2.2 Graphical Analysis of CQA Networks
Wang et al. Wang et al. (2013) study the popular CQA platform Quora and attempt to identify
factors behind its sustained growth and popularity. The authors compare Quora with Stack Overflow
in terms distribution of content and activity, concluding that the platforms are quite similar. This
observation renders the paper’s findings applicable to the Stack Overflow CQA ecosystem as well.

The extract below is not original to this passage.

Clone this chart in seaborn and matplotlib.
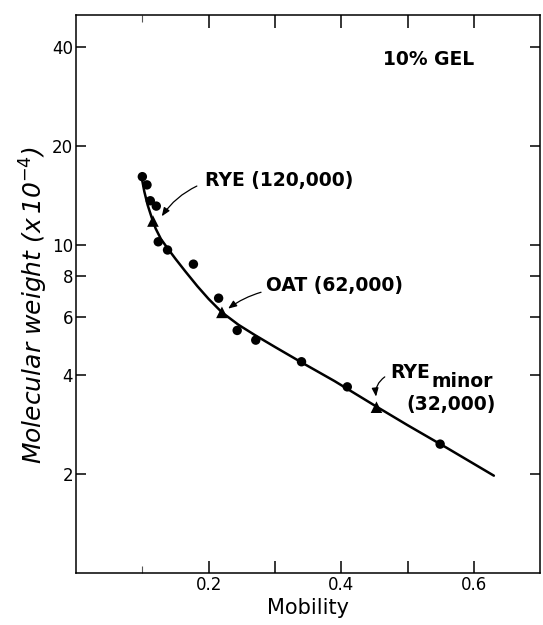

The paper analyses three networks (graphs) from the Quora platform - user-topic Graph, social graph
and question graph. User topic interaction is identified as an important aspect in determining user and
question popularity, as is the quality and amount of content a user contributed to the site. The paper
also explores graph clustering techniques to detect similar questions, an approach easily extensible
to the detection of duplicate questions. The authors conclude that CQA websites face the challenge
of pushing relevant content to their user-base in the face of increased activity, and with it, increased
spam. This observation serves as an added motivation to our proposed research for detecting duplicate
questions, as it is seen that question duplication is the most common reason behind question deletion
on Stack Overflow.
2.3 Duplicate Question Detection
There is a growing body of work on detecting duplicate questions in social media QA. Ahasanuzzaman
et al. Ahasanuzzaman et al. (2016) specifically look at detecting duplicate questions on the Stack
Overflow platform. Their preliminary analysis establishes sufficient motivation for detecting and
removing duplicate questions in the context of improving user experience on CQA sites as well
as maintaining the website. The paper proposes to detect duplicates by training a discriminative
classifier on duplicate and non-duplicate question pairs, using text-based similarity features extracted
from question title, body, tags etc. Source code is explicitly mentioned as a feature with strong
discriminative power, but is modeled only in terms of text similarity. This aspect of the paper
motivated us to further explore the use of source code snippets in Stack Overflow to detect duplicate
questions, especially when the underlying question similarity is indiscernible simply by looking at
other features such as question title, question tags etc.
2